The indictment suggests that the person who asked Dowdy to approach Brian was T.J. Brown. At the time, Dowdy was sharing a San Diego apartment with Brown. The former USD assistant had hired Dowdy to coach at the AAU program he operated in La Jolla, an affluent San Diego suburb, and to work security with him at Stingaree, a popular nightclub in downtown San Diego whose security staff Brown managed.
A glitzy, multilevel venue in downtown San Diego, Stingaree is where Brown first met Steve Goria, the flashy, portly bookie known within the club as a frequent customer of its $300 to $500 bottle service. A friendship had formed between Goria and Brown after they met -- a bond that satisfied two vices: Brown's affinity for sports betting and Goria's desire for inside information and access to players.
Soon afterward, Goria introduced Brown to his friend Chas, a gambler who said he'd pay players just to talk to him about fixing games. Unbeknownst to Goria and Brown, Chas was also an informant who was looking at a mandatory minimum 10 years in prison for distributing cocaine and was trying to reduce his sentence by working with the FBI.
The FBI calls its informants "CHS" -- Confidential Human Sources. Chas had recently moved onto the same suburban street where Goria lived, a position from which he would skillfully infiltrate Goria's life.
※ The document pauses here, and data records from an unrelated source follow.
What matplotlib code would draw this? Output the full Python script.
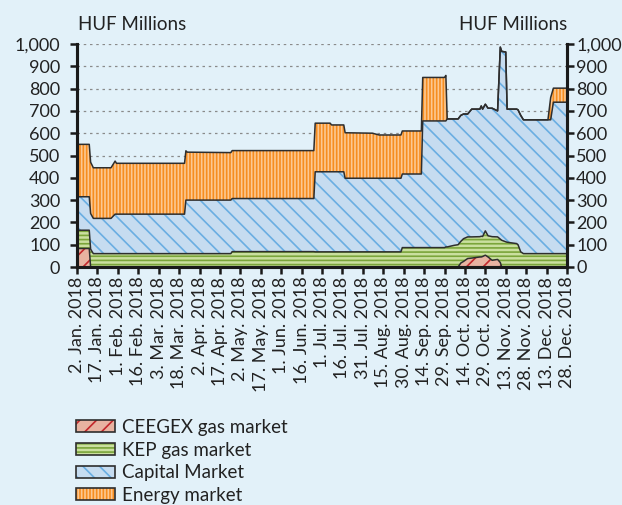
import numpy as np
import pandas as pd
import matplotlib
matplotlib.use("Agg")
import matplotlib.pyplot as plt
from matplotlib.patches import Patch

# days counted from 2 Jan 2018 (breakpoints)
days = [0, 1, 9, 10, 12, 25, 28, 29, 79, 80, 81, 113, 114, 174, 175, 186, 187, 196, 197, 217,
        222, 238, 239, 253, 254, 270, 271, 272, 277, 280, 282, 284, 287, 290, 296, 297, 298, 300,
        302, 305, 309, 311, 312, 315, 316, 323, 324, 326, 328, 346, 348, 350, 360]

ceegex = [80, 83, 83, 0, 0, 0, 0, 0, 0, 0, 0, 0, 0, 0, 0, 0, 0, 0, 0, 0,
          0, 0, 0, 0, 0, 0, 0, 0, 0, 0, 18, 25, 38, 40, 45, 45, 47, 53,
          45, 30, 34, 20, 0, 0, 0, 0, 0, 0, 0, 0, 0, 0, 0]
kep = [85, 82, 82, 80, 60, 60, 60, 60, 60, 60, 60, 60, 69, 69, 68, 68, 68, 68, 68, 68,
       68, 68, 87, 87, 87, 87, 90, 90, 97, 100, 97, 102, 97, 95, 91, 93, 90, 109,
       95, 106, 101, 105, 120, 113, 111, 105, 100, 68, 60, 60, 60, 60, 60]
capital = [135, 150, 150, 160, 158, 158, 177, 177, 177, 240, 240, 240, 238, 238, 359, 359, 359, 359, 330, 330,
           330, 330, 330, 330, 568, 568, 565, 574, 567, 564, 565, 559, 551, 573, 572, 584, 571, 568,
           572, 576, 565, 861, 847, 851, 597, 603, 605, 612, 600, 600, 600, 679, 679]
energy = [220, 235, 235, 230, 227, 227, 238, 228, 228, 221, 215, 213, 215, 215, 218, 218, 210, 210, 204, 202,
          194, 194, 193, 193, 195, 195, 204, 0, 0, 0, 0, 0, 0, 0, 0, 0, 0, 0,
          0, 0, 0, 0, 0, 0, 0, 0, 0, 0, 0, 0, 100, 63, 63]

labels = ["CEEGEX gas market", "KEP gas market", "Capital Market", "Energy market"]
faces = ["#e8b3a1", "#cadf9f", "#c6dcf0", "#f68d1f"]
hatch_cols = ["#c3282c", "#7ba53a", "#6aaee2", "#fcc892"]
hatches = ["//", "----", "\\\\", "|||||"]

start = pd.Timestamp("2018-01-02")
x = start + pd.to_timedelta(days, unit="D")

bg = "#e2f1f9"
txt = "#222222"
plt.rcParams["font.family"] = ["Lato", "DejaVu Sans"]
plt.rcParams["hatch.linewidth"] = 1.2

fig = plt.figure(figsize=(6.22, 5.05), dpi=100, facecolor=bg)
ax = fig.add_axes([77 / 622, 1 - 267 / 505, 490 / 622, 223 / 505], facecolor=bg)

for yv in range(100, 1001, 100):
    ax.axhline(yv, color="#8a8a8a", lw=0.9, ls=(0, (2, 3)), zorder=0)

series = [np.array(ceegex), np.array(kep), np.array(capital), np.array(energy)]
base = np.zeros(len(days))
tops = []
for s, fc, hc, h in zip(series, faces, hatch_cols, hatches):
    top = base + s
    ax.fill_between(x, base, top, facecolor=fc, edgecolor=hc, hatch=h, lw=0, zorder=1)
    tops.append(top)
    base = top
for top in tops:
    ax.plot(x, top, color="#2e2e2e", lw=1.1, zorder=2)

yt = list(range(0, 1001, 100))
ytl = [f"{v:,}" for v in yt]
ax.set_ylim(0, 1000)
ax.set_xlim(start, start + pd.Timedelta(days=360))
ax.set_yticks(yt)
ax.set_yticklabels(ytl)
tick_dates = [start + pd.Timedelta(days=15 * i) for i in range(25)]
ax.set_xticks(tick_dates)
ax.set_xticklabels([f"{d.day}. {d.strftime('%b')}. {d.year}" for d in tick_dates], rotation=90)

ax2 = ax.twinx()
ax2.set_ylim(0, 1000)
ax2.set_yticks(yt)
ax2.set_yticklabels(ytl)

for a in (ax, ax2):
    for side in ["left", "right", "bottom"]:
        a.spines[side].set_linewidth(2.2)
        a.spines[side].set_color("#1a1a1a")
    a.spines["top"].set_visible(False)
ax.tick_params(axis="y", length=5, width=1.8, color="#1a1a1a", labelsize=13, labelcolor=txt, pad=7)
ax2.tick_params(axis="y", length=5, width=1.8, color="#1a1a1a", labelsize=13, labelcolor=txt, pad=1.5)
ax.tick_params(axis="x", length=5, width=1.8, color="#1a1a1a", labelsize=13, labelcolor=txt, pad=2)

fig.text(78 / 622, 1 - 25 / 505, "HUF Millions", fontsize=13.5, color=txt, ha="left", va="center")
fig.text(567 / 622, 1 - 25 / 505, "HUF Millions", fontsize=13.5, color=txt, ha="right", va="center")

handles = [Patch(facecolor=fc, edgecolor=hc, hatch=h, lw=0) for fc, hc, h in zip(faces, hatch_cols, hatches)]
leg = fig.legend(handles, labels, loc="upper left", bbox_to_anchor=(76 / 622, 1 - 419 / 505),
                 frameon=False, fontsize=13.5, handlelength=2.1, handleheight=0.6,
                 labelspacing=0.3, handletextpad=0.35, borderaxespad=0, borderpad=0)
for p, hc in zip(leg.get_patches(), hatch_cols):
    p.set_linewidth(1.2)
    p.set_edgecolor("#2e2e2e")
    p._hatch_color = matplotlib.colors.to_rgba(hc)
for t in leg.get_texts():
    t.set_color(txt)

fig.savefig("out.png", dpi=100, facecolor=bg)
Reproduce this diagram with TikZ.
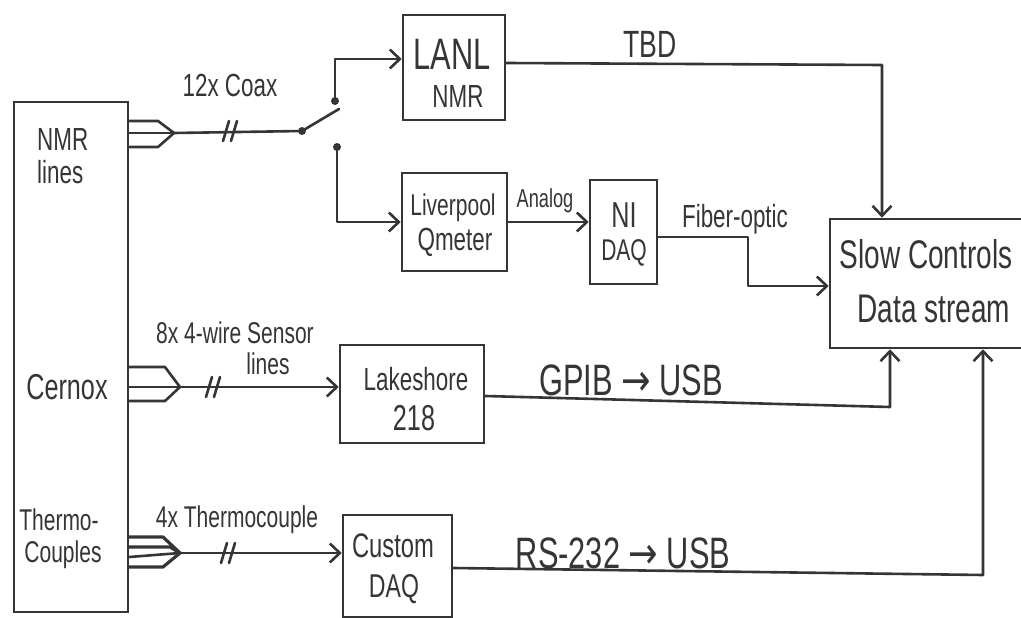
\documentclass[tikz,border=0pt]{standalone}
\usepackage{fontspec}
\setmainfont{Liberation Sans}[FakeStretch=0.7]
\newfontfamily\arrowfont{DejaVu Sans}[FakeStretch=0.8]
\usetikzlibrary{arrows.meta}
\definecolor{ink}{HTML}{353535}
\newcommand{\hsz}[1]{\fontsize{#1}{#1}\selectfont}
\newcommand{\rarr}{{\arrowfont →}}
\newcommand{\brkmark}[1]{%
  \draw[wire] ([shift={(-7,10)}]#1) -- ++(6,-20);
  \draw[wire] ([shift={(1,10)}]#1) -- ++(6,-20);}
\begin{document}
\begin{tikzpicture}[x=1pt,y=-1pt,
  box/.style={draw=ink, line width=2.6pt, inner sep=0pt},
  lbl/.style={text=ink, inner sep=0pt, anchor=base},
  wire/.style={draw=ink, line width=2.6pt, line join=round, line cap=round},
  arr/.style={wire, -{Straight Barb[length=10pt,width=19pt]}},
  dot/.style={circle, fill=ink, inner sep=0pt, minimum size=8pt}]
\useasboundingbox[fill=white] (0,0) rectangle (1021,618);

% boxes
\node[box, minimum width=114pt, minimum height=510pt] (src) at (71,357) {};
\node[box, minimum width=102pt, minimum height=105pt] (lanl) at (454,67.5) {};
\node[box, minimum width=105pt, minimum height=98pt] (liv) at (454.5,222) {};
\node[box, minimum width=67pt, minimum height=104pt] (ni) at (623.5,232) {};
\node[box, minimum width=200pt, minimum height=129pt] (slow) at (930,283.5) {};
\node[box, minimum width=144pt, minimum height=98pt] (lake) at (412,394) {};
\node[box, minimum width=109pt, minimum height=102pt] (cust) at (397.5,566) {};

% texts in boxes
\node[lbl, anchor=base west] (tnmr) at (37,150) {\hsz{32}NMR};
\node[lbl, anchor=base west] (tlines) at (37,183) {\hsz{32}lines};
\node[lbl] (tcern) at (67,399) {\hsz{36}Cernox};
\node[lbl] (tth1) at (59,530) {\hsz{30}Thermo-};
\node[lbl] (tth2) at (63,562) {\hsz{30}Couples};
\node[lbl] (tlanl1) at (452,70) {\hsz{44}LANL};
\node[lbl] (tlanl2) at (458,107) {\hsz{32}NMR};
\node[lbl] (tliv1) at (453,215) {\hsz{30}Liverpool};
\node[lbl] (tliv2) at (455,250) {\hsz{32}Qmeter};
\node[lbl] (tni1) at (624,227) {\hsz{36}NI};
\node[lbl] (tni2) at (624,260) {\hsz{30}DAQ};
\node[lbl] (tslow1) at (926,268) {\hsz{40}Slow Controls};
\node[lbl] (tslow2) at (934,322) {\hsz{40}Data stream};
\node[lbl] (tlake1) at (416,390) {\hsz{32}Lakeshore};
\node[lbl] (tlake2) at (414,430) {\hsz{36}218};
\node[lbl] (tcust1) at (393,557) {\hsz{34}Custom};
\node[lbl] (tcust2) at (394,597) {\hsz{33}DAQ};

% connector labels
\node[lbl] (lcoax) at (230,97) {\hsz{32}12x Coax};
\node[lbl] (ltbd) at (650,58) {\hsz{38}TBD};
\node[lbl] (lana) at (545,207) {\hsz{26}Analog};
\node[lbl] (lfib) at (735,227) {\hsz{32}Fiber-optic};
\node[lbl] (lsen1) at (235,343) {\hsz{30}8x 4-wire Sensor};
\node[lbl] (lsen2) at (268,374) {\hsz{30}lines};
\node[lbl] (lgpib) at (631,395) {\hsz{44}GPIB \rarr{} USB};
\node[lbl] (lthc) at (237,527) {\hsz{30}4x Thermocouple};
\node[lbl] (lrs) at (623,568) {\hsz{44}RS-232 \rarr{} USB};

% coordinates
\coordinate (p1) at (174,133);
\coordinate (p2) at (180,387);
\coordinate (p3) at (180,553);
\coordinate (b1) at (230,131);
\coordinate (b2) at (213,387);
\coordinate (b3) at (228,553);
\coordinate (lev) at (339,109);
\coordinate (t1) at (882,65);
\coordinate (f1) at (748,237);
\coordinate (g1) at (890,407);
\coordinate (r1) at (983,575);

\node[dot] (sw) at (302,131) {};
\node[dot] (swa) at (335,101) {};
\node[dot] (swb) at (337,147) {};

% plugs
\draw[wire] (src.east |- 0,121) -- (158,121) -- (p1) -- (158,147) -- (src.east |- 0,147);
\draw[wire] (src.east |- p1) -- (p1);
\draw[wire] (src.east |- 0,367) -- (165,367) -- (p2) -- (165,401) -- (src.east |- 0,401);
\draw[wire] (src.east |- p2) -- (p2);
\draw[wire, line width=3.2pt] (src.east |- 0,537) -- (163,537) -- (p3) -- (163,567) -- (src.east |- 0,567);
\draw[wire, line width=3.2pt] (src.east |- 0,547) -- (170,547) -- (p3);
\draw[wire] (src.east |- 0,557) -- (p3);

% NMR switch
\draw[wire] (p1) -- (sw.center);
\brkmark{b1}
\draw[wire] (sw.center) -- (lev);
\draw[arr] (swa.center) |- (lanl.west |- 0,59);
\draw[arr] (swb.center) |- (liv.west);

% other connectors
\draw[arr] (liv.east) -- (ni.west |- liv.east);
\draw[arr] (ni.east |- f1) -- (f1) |- (slow.west |- 0,286);
\draw[arr] (lanl.east |- 0,63) -- (t1) -- (t1 |- slow.north);
\draw[arr] (p2) -- (lake.west |- p2);
\brkmark{b2}
\draw[arr] (p3) -- (cust.west |- p3);
\brkmark{b3}
\draw[arr] (lake.east |- 0,396) -- (g1) -- (g1 |- slow.south);
\draw[arr] (cust.east |- 0,568) -- (r1) -- (r1 |- slow.south);
\end{tikzpicture}
\end{document}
By February 2011, though, Chas was running out of time. With just a few games left on USD's schedule, his window to provide evidence for his FBI handlers was closing.
According to two sources, Chas approached Brown inside Stingaree and repeated the same deal he'd been whispering to Goria: he'd pay a player $2,000 to $5,000 just to talk about shaving points. "Five minutes," Chas said, according to a source with knowledge of that conversation. "He was like, 'The kid can spit in my face, do whatever he wants. He can just take the money, say no, and leave."
That's when Brown and Dowdy discussed approaching Brian.
The indictment says that the player now known to be Ken Rancifer was solicited to fix games by Brandon Johnson -- another of Brown's former pupils who had grown closer to Brown after he was fired.